A tip on teasers
Every time you venture offshore, you’re riding on the best teaser you could ever use. Experienced crews that use both their electronics and polarized sunglasses to spot fish — and especially those that do so from the tower — can all tell stories of what the guys call “prop watchers.”
An observant skipper sometimes sees a marlin following so closely behind the transom that there’s a real fear the fish’s bill is going to hit the props, especially when pulling big baits at slow trolling speeds. But I haven’t heard of that actually happening… yet.
When a fish is first seen very close to the boat, you often have to hand-line or wind up a bait to get any reaction from the marlin, whose attention was fixated on the boat. If the marlin whirls around and bites immediately upon seeing the bait, you can be pretty certain that the fish hadn’t seen the bait before it was pulled up into visual range. You see a similar reaction many times when baiting marlin found tailing, sometimes hundreds of yards away.
Even when fishing high-speed lures, you occasionally spot a marlin underneath the corner of the boat.

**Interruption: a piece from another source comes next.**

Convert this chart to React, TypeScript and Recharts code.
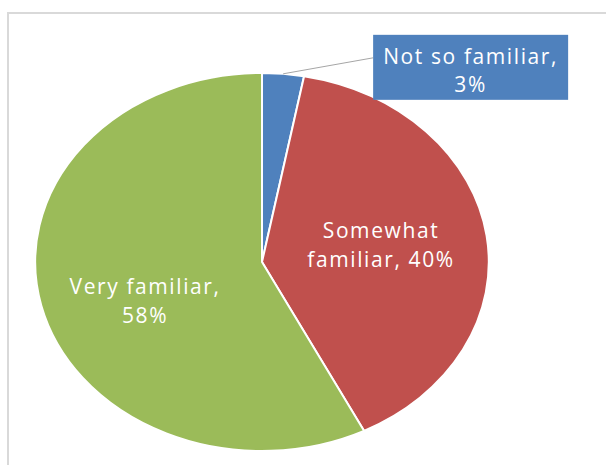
import { Pie, PieChart } from "recharts";

const categories = ["Not so familiar", "Somewhat familiar", "Very familiar"];
const shares = [3, 40, 58];
const COLORS = ["#4F81BD", "#C0504D", "#9BBB59"];

const data = categories.map((name, i) => ({ name, value: shares[i], fill: COLORS[i] }));

// the pie in the picture is stretched wider than tall
const STRETCH = 1.2;
const RAD = Math.PI / 180;
const FONT = "'Open Sans', 'DejaVu Sans', sans-serif";

function EllipseSector(props: any) {
  const { cx, cy, outerRadius, startAngle, endAngle, fill } = props;
  const rx = outerRadius * STRETCH;
  const ry = outerRadius;
  const x0 = cx + rx * Math.cos(startAngle * RAD);
  const y0 = cy - ry * Math.sin(startAngle * RAD);
  const x1 = cx + rx * Math.cos(endAngle * RAD);
  const y1 = cy - ry * Math.sin(endAngle * RAD);
  const large = Math.abs(endAngle - startAngle) > 180 ? 1 : 0;
  const sweep = endAngle < startAngle ? 1 : 0;
  const d = `M${cx},${cy} L${x0},${y0} A${rx},${ry} 0 ${large} ${sweep} ${x1},${y1} Z`;
  return <path d={d} fill={fill} stroke="#fff" strokeWidth={2} strokeLinejoin="round" />;
}

function renderLabel(props: any) {
  const { cx, cy, outerRadius, midAngle, index, name, value } = props;
  const rx = outerRadius * STRETCH;
  const ry = outerRadius;
  const cos = Math.cos(midAngle * RAD);
  const sin = Math.sin(midAngle * RAD);
  const textStyle = {
    fontFamily: FONT,
    fontSize: 21,
    fontWeight: 500,
    letterSpacing: 1.6,
    fill: "#fff",
  };

  if (index === 0) {
    // outside label in a box with a leader line
    const ex = cx + rx * cos;
    const ey = cy - ry * sin;
    const bx = ex + 90;
    const by = ey - 39;
    const bw = 195;
    const bh = 65;
    return (
      <g>
        <line x1={ex} y1={ey} x2={bx} y2={ey - 16} stroke="#a6a6a6" strokeWidth={1} />
        <rect x={bx} y={by} width={bw} height={bh} fill={COLORS[0]} />
        <text x={bx + bw / 2} y={by + 29} textAnchor="middle" style={textStyle}>
          {name},
        </text>
        <text x={bx + bw / 2} y={by + 57} textAnchor="middle" style={textStyle}>
          {value}%
        </text>
      </g>
    );
  }

  const f = 0.53;
  const x = cx + rx * f * cos;
  const y = cy - ry * f * sin + (index === 2 ? 16 : -3);
  const words = name.split(" ");
  const line1 = index === 1 ? words[0] : `${name},`;
  const line2 = index === 1 ? `${words.slice(1).join(" ")}, ${value}%` : `${value}%`;
  return (
    <g>
      <text x={x} y={y - 7} textAnchor="middle" style={textStyle}>
        {line1}
      </text>
      <text x={x} y={y + 22} textAnchor="middle" style={textStyle}>
        {line2}
      </text>
    </g>
  );
}

export default function App() {
  return (
    <div style={{ position: "absolute", left: 0, top: 0, width: 606, height: 465, background: "#fff" }}>
      <div
        style={{
          position: "absolute",
          left: 7,
          top: 12,
          width: 620,
          height: 470,
          borderLeft: "2px solid #d9d9d9",
          borderTop: "2px solid #d9d9d9",
        }}
      />
      <PieChart
        width={606}
        height={465}
        margin={{ top: 0, right: 0, bottom: 0, left: 0 }}
        style={{ position: "absolute", left: 0, top: 0 }}
      >
        <Pie
          data={data}
          dataKey="value"
          nameKey="name"
          cx={262}
          cy={262}
          outerRadius={189}
          startAngle={90}
          endAngle={-270}
          shape={EllipseSector}
          label={renderLabel}
          labelLine={false}
          isAnimationActive={false}
        />
      </PieChart>
    </div>
  );
}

Although the whitewater generated by the higher trolling speeds used when pulling artificial lures hinders your ability to look down into the water, underneath that thin surface layer, the fish’s vision is unhindered, and many fish come to the boat before they ever become aware of a bait or lure
Many of the “crash” strikes that occur on flat lines surprise the anglers in the cockpit or the skippers who stay on the flybridge. However, a captain or spotter in the tower often sees these fish tracking the bait, or the boat, before they decide to eat.
These fish have to see the boat, or even more likely, the boat’s wake before seeing any baits, lures or teasers. The boat’s wake and low rumbling of inboard diesel engines are probably what draws fish into your spread. Once they come close enough, they home in on your baits.

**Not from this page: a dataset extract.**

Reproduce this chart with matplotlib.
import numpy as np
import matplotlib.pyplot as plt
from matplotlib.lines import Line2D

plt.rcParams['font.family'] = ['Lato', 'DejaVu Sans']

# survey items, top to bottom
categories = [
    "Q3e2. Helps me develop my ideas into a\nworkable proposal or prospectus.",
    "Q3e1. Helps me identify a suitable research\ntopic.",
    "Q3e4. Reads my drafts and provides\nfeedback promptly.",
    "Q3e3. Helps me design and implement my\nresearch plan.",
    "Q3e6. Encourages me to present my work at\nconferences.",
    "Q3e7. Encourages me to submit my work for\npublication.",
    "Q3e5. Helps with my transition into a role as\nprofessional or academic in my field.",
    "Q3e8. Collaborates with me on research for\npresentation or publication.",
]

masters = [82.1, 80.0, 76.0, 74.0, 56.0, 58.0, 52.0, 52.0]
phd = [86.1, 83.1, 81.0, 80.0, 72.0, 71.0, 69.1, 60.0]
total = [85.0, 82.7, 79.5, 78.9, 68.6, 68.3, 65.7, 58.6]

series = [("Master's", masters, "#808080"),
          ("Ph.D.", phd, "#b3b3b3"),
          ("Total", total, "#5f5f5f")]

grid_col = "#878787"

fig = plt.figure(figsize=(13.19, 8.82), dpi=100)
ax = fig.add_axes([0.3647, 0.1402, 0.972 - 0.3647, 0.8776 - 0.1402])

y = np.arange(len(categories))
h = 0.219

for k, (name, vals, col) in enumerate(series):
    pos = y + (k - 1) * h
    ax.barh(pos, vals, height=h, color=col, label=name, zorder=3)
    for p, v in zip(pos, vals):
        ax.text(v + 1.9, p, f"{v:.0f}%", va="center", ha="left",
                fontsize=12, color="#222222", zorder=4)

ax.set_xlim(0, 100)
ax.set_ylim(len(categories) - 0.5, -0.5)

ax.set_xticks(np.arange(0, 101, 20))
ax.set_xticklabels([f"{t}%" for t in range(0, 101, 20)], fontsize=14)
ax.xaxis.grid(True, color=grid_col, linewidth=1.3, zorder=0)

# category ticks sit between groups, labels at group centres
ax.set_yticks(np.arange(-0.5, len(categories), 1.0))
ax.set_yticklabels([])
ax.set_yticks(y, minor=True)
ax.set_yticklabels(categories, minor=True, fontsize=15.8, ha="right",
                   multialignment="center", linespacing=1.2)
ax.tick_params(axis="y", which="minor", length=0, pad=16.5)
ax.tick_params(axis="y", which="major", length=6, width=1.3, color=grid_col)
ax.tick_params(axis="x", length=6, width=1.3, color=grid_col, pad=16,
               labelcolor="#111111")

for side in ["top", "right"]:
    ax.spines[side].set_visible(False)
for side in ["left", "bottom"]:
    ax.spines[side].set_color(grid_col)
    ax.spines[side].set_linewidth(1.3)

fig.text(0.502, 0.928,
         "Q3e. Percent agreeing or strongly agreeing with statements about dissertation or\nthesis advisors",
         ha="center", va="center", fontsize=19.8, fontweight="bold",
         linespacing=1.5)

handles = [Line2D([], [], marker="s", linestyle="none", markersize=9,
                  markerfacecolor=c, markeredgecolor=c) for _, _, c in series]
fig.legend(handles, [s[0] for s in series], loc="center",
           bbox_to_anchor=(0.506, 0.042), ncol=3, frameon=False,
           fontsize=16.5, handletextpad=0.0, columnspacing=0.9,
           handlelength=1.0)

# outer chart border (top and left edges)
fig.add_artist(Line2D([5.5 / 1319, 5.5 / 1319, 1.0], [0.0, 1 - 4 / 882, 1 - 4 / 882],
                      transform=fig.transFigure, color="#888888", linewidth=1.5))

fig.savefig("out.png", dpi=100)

If you want to catch bigger marlin, forget pulling those big teasers close to the boat. Put something with a hook in it in that position, and you’ll end up catching more big fish.
Why do some boats catch more fish or raise fish better than others? The most common answer is usually because one of the captains possesses a bit more skill and information. And you can find reams of scientific studies that prove this to be true, even over a multitude of different fisheries.
But what about the same captain on the same boat who suddenly gets red-hot or goes stone-cold dead after being king of the fleet. What happened? The most likely answer is, absolutely nothing happened. It is the so-called law of averages catching up over time. The laws of probability are not just good ideas. They are laws, and it takes a lot of time and a lot of data to make any real conclusions.
It is rare to find any fisherman who keeps enough accurate records to really know what is going on. “Luck” is best defined as the occurrence of an unlikely (improbable) event, which can be positive (good luck) or negative (bad luck). Most often you consider yourself merely lucky when doing well against good competition and unlucky when doing poorly.
Your skills or the characteristics of your boat haven’t changed. Only by keeping accurate records over a long period of time can you make any real conclusions.